Udo Edidiong

Personal information
- Full name: Udo Edidiong Okon
- Born: 31 January 1999 (age 27)

Sport
- Sport: Athletics
- Event: Sprint

Achievements and titles
- Personal best: 400m: 44.91 (2026)

Medal record
Men's athletics
Representing Nigeria
Commonwealth Games
| Bronze medal – third place | 2026 Glasgow | 4×400m Mixed |

= Udo Edidiong =

Nigerian sprinter (born 1999)

Udo Edidiong Okon (born 31 January 1999) is a Nigerian sprinter. He won the Nigerian Championships over 400 metres in 2022.

==Biography==
From Ikot Ekpene, Nigeria, Udo won the Nigerian Athletics Championships over 400 metres in Benin City in June 2022. He accepted a scholarship to attend Ohio State University, but had to overcome loss in February 2025 when both his parents died within seven days.
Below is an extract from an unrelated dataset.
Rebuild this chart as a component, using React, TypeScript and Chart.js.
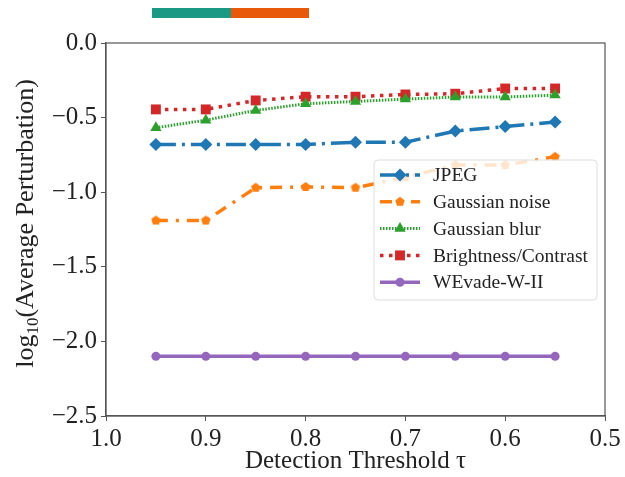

Despite that, Udo qualified for the individual 400 metres at the 2025 NCAA Indoor Championships.

Udo began his career as an 800 metres runner before switching to the 400 metres, later saying he felt competing in the 800 metres had been a mistake and that the 400 metres was the event in which he found success. He has a personal best of 1:49.87 in the 800 metres, set in 2021 at Samuel Ogbemudia Stadium in Benin City.

Having qualified to run at the 2026 NCAA Indoor Championships in March, in May 2026, he ran a new personal best of 44.91 at the Big Ten Outdoor Championships. That month, Udo ran 45.39 seconds at the NCAA East Regionals. Despite being unable to compete at the Nigeria trials due to his commitments in the United States, Udo was selected to represent Nigeria at the 2026 Commonwealth Games. Competing at the Games in Glasgow, Scotland in July, he qualified for the final with a time of 45.73 seconds in the first round and 45.55 in the semi-final, placing eighth overall. At the Games, he also ran in the mixed 4 x 400 metres relay with the Nigeria team ultimately winning the bronze medal.